[START OF Extracted information]
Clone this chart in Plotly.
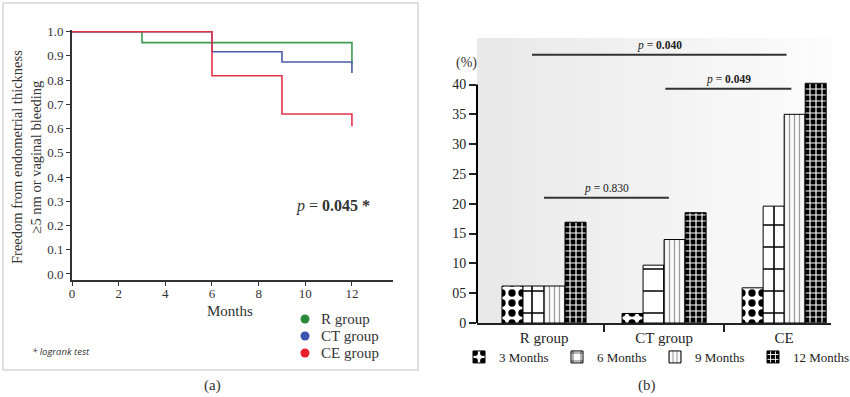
import plotly.graph_objects as go

# ---------- Data: panel (a) Kaplan-Meier ----------
months_R = [0, 3, 12, 12]
surv_R = [1.0, 0.955, 0.955, 0.87]
months_CT = [0, 6, 9, 12, 12]
surv_CT = [1.0, 0.917, 0.875, 0.875, 0.83]
months_CE = [0, 6, 9, 12, 12]
surv_CE = [1.0, 0.818, 0.66, 0.66, 0.61]
km_names = ["R group", "CT group", "CE group"]

# ---------- Data: panel (b) bars ----------
groups = ["R group", "CT group", "CE"]
periods = ["3 Months", "6 Months", "9 Months", "12 Months"]
pct_3m = [6.2, 1.6, 5.9]
pct_6m = [6.2, 9.7, 19.6]
pct_9m = [6.2, 14.0, 35.0]
pct_12m = [16.9, 18.5, 40.2]
y_ticks_b = [0, 5, 10, 15, 20, 25, 30, 35, 40]
y_ticktext_b = ["0", "05", "10", "15", "20", "25", "30", "35", "40"]
# comparison brackets: (x_start, x_end, y, label)
brackets = [(-0.10, 2.02, 45.0, "0.040"), (1.01, 2.06, 39.3, "0.049"), (0.0, 1.04, 21.0, "0.830")]

W, H = 850, 397
def px(x): return x / W
def py(y): return 1 - y / H

SERIF = "Liberation Serif"
fig = go.Figure()

line_cols = ["#3f9a52", "#4b5ba8", "#e3344c"]
dot_cols = ["#2a8a3a", "#3b55b0", "#e8202e"]
for xs, ys, c, nm in [(months_R, surv_R, line_cols[0], km_names[0]),
                      (months_CT, surv_CT, line_cols[1], km_names[1]),
                      (months_CE, surv_CE, line_cols[2], km_names[2])]:
    fig.add_trace(go.Scatter(x=xs, y=ys, mode="lines", name=nm, line=dict(shape="hv", color=c, width=1.6),
                             showlegend=False, xaxis="x", yaxis="y"))

patterns = [
    dict(shape=".", fgcolor="black", bgcolor="white", size=10, solidity=0.42, fillmode="replace"),
    dict(shape="+", fgcolor="black", bgcolor="white", size=22, solidity=0.14, fillmode="replace"),
    dict(shape="|", fgcolor="#9a9a9a", bgcolor="#fafafa", size=5, solidity=0.25, fillmode="replace"),
    dict(shape="+", fgcolor="white", bgcolor="black", size=6, solidity=0.35, fillmode="replace"),
]
xpos = list(range(len(groups)))
for name, vals, pat in zip(periods, [pct_3m, pct_6m, pct_9m, pct_12m], patterns):
    fig.add_trace(go.Bar(x=xpos, y=vals, name=name, xaxis="x2", yaxis="y2", legend="legend2",
                         marker=dict(color="white", pattern=pat, line=dict(color="black", width=1))))

shapes = []
annotations = []
# panel (a) border
shapes.append(dict(type="rect", xref="paper", yref="paper", x0=px(3), x1=px(418), y0=py(370), y1=py(3),
                   line=dict(color="#d6d6d6", width=1.5), layer="below"))
# panel (a) legend: dots + labels
for i, (name, c) in enumerate(zip(km_names, dot_cols)):
    yy = 319 + 17 * i
    shapes.append(dict(type="circle", xref="paper", yref="paper", xsizemode="pixel", ysizemode="pixel",
                       xanchor=px(305), yanchor=py(yy), x0=-4.5, x1=4.5, y0=-4.5, y1=4.5,
                       fillcolor=c, line=dict(width=0)))
    annotations.append(dict(xref="paper", yref="paper", x=px(319), y=py(yy), text=name,
                            xanchor="left", yanchor="middle", showarrow=False,
                            font=dict(family=SERIF, size=15, color="#333")))
# panel (b) gradient background
n = 24
for i in range(n):
    g = int(233 + (252 - 233) * i / (n - 1))
    shapes.append(dict(type="rect", xref="x2 domain", yref="y2 domain", x0=i / n, x1=(i + 1) / n + 0.002,
                       y0=0, y1=1, line=dict(width=0), fillcolor=f"rgb({g},{g},{g})", layer="below"))
# panel (b) y axis line up to 40
shapes.append(dict(type="line", xref="x2 domain", yref="y2", x0=0, x1=0, y0=0, y1=40,
                   line=dict(color="black", width=2)))
for x0, x1, y, lab in brackets:
    shapes.append(dict(type="line", xref="x2", yref="y2", x0=x0, x1=x1, y0=y, y1=y,
                       line=dict(color="#333", width=2)))
    xm = (x0 + x1) / 2
    txt = f"<i>p</i> = <b>{lab}</b>" if lab != "0.830" else f"<i>p</i> = {lab}"
    annotations.append(dict(xref="x2", yref="y2", x=xm, y=y, text=txt,
                            showarrow=False, xanchor="center", yanchor="bottom", yshift=1,
                            font=dict(family=SERIF, size=11.5, color="#222")))

def note(x, y, text, size, **kw):
    d = dict(xref="paper", yref="paper", x=px(x), y=py(y), text=text, showarrow=False,
             xanchor="center", yanchor="middle", font=dict(family=SERIF, size=size, color="#333"))
    d.update(kw)
    return d

annotations += [
    note(27, 157, "Freedom from endometrial thickness<br>≥5 nm or vaginal bleeding", 14.5, textangle=-90),
    note(230, 311, "Months", 15),
    note(333, 206, "<i>p</i> = <b>0.045 *</b>", 16),
    note(30, 351, "<i>* logrank test</i>", 9.5, xanchor="left",
         font=dict(family="Open Sans", size=9.5, color="#333")),
    note(212, 385, "(a)", 15),
    note(647, 385, "(b)", 15),
    note(466, 63, "(%)", 14),
]

fig.update_layout(
    width=W, height=H, margin=dict(l=0, r=0, t=0, b=0, autoexpand=False),
    paper_bgcolor="white", plot_bgcolor="rgba(0,0,0,0)",
    barmode="group", bargap=0.3, bargroupgap=0,
    xaxis=dict(domain=[px(72), px(393)], range=[0, 13.76], tickvals=[0, 2, 4, 6, 8, 10, 12],
               showgrid=False, zeroline=False, showline=True, linecolor="#333", linewidth=1.8,
               ticks="outside", ticklen=4, tickcolor="#333", anchor="y", ticklabelstandoff=-4,
               tickfont=dict(family=SERIF, size=13, color="#333")),
    yaxis=dict(domain=[py(280), py(30)], range=[-0.025, 1.007],
               tickvals=[i / 10 for i in range(11)], ticktext=[f"{i/10:.1f}" for i in range(11)],
               showgrid=False, zeroline=False, showline=True, linecolor="#333", linewidth=1.8,
               ticks="outside", ticklen=4, tickcolor="#333", anchor="x",
               tickfont=dict(family=SERIF, size=13, color="#333")),
    xaxis2=dict(domain=[px(477), px(831)], range=[-0.558, 2.39], tickvals=xpos, ticktext=groups,
                showgrid=False, zeroline=False, showline=True, linecolor="#222", linewidth=2,
                ticks="", anchor="y2",
                minor=dict(tickmode="array", tickvals=[0.5, 1.5], ticks="outside", ticklen=7,
                           tickwidth=1.5, tickcolor="#222"),
                tickfont=dict(family=SERIF, size=15, color="#222")),
    yaxis2=dict(domain=[py(323), py(38)], range=[0, 47.8], tickvals=y_ticks_b, ticktext=y_ticktext_b,
                showgrid=False, zeroline=False, showline=False,
                ticks="outside", ticklen=7, tickwidth=2, tickcolor="#222", anchor="x2",
                tickfont=dict(family=SERIF, size=14, color="#222")),
    legend2=dict(orientation="h", x=px(459), y=py(357), xanchor="left", yanchor="middle",
                 bgcolor="rgba(0,0,0,0)", entrywidth=53, entrywidthmode="pixels",
                 font=dict(family=SERIF, size=13, color="#222")),
    shapes=shapes, annotations=annotations,
)

fig.write_html("out.html", config={"displayModeBar": False},
               post_script="document.body.style.margin='0';")
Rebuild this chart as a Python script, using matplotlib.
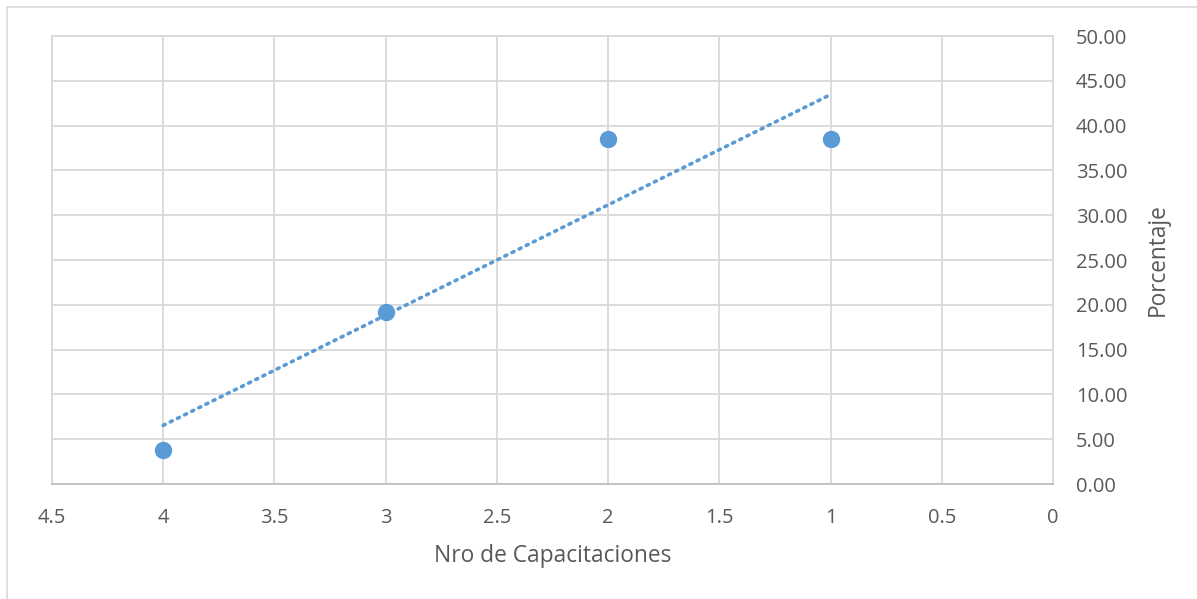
[END OF Extracted information]
→ What you should do:
Transcribe exactly, with no pictures, the lines running from the first line of the material through the line holding "fig = go.Figure()".

→ Written response:
Clone this chart in Plotly.
import plotly.graph_objects as go

# ---------- Data: panel (a) Kaplan-Meier ----------
months_R = [0, 3, 12, 12]
surv_R = [1.0, 0.955, 0.955, 0.87]
months_CT = [0, 6, 9, 12, 12]
surv_CT = [1.0, 0.917, 0.875, 0.875, 0.83]
months_CE = [0, 6, 9, 12, 12]
surv_CE = [1.0, 0.818, 0.66, 0.66, 0.61]
km_names = ["R group", "CT group", "CE group"]

# ---------- Data: panel (b) bars ----------
groups = ["R group", "CT group", "CE"]
periods = ["3 Months", "6 Months", "9 Months", "12 Months"]
pct_3m = [6.2, 1.6, 5.9]
pct_6m = [6.2, 9.7, 19.6]
pct_9m = [6.2, 14.0, 35.0]
pct_12m = [16.9, 18.5, 40.2]
y_ticks_b = [0, 5, 10, 15, 20, 25, 30, 35, 40]
y_ticktext_b = ["0", "05", "10", "15", "20", "25", "30", "35", "40"]
# comparison brackets: (x_start, x_end, y, label)
brackets = [(-0.10, 2.02, 45.0, "0.040"), (1.01, 2.06, 39.3, "0.049"), (0.0, 1.04, 21.0, "0.830")]

W, H = 850, 397
def px(x): return x / W
def py(y): return 1 - y / H

SERIF = "Liberation Serif"
fig = go.Figure()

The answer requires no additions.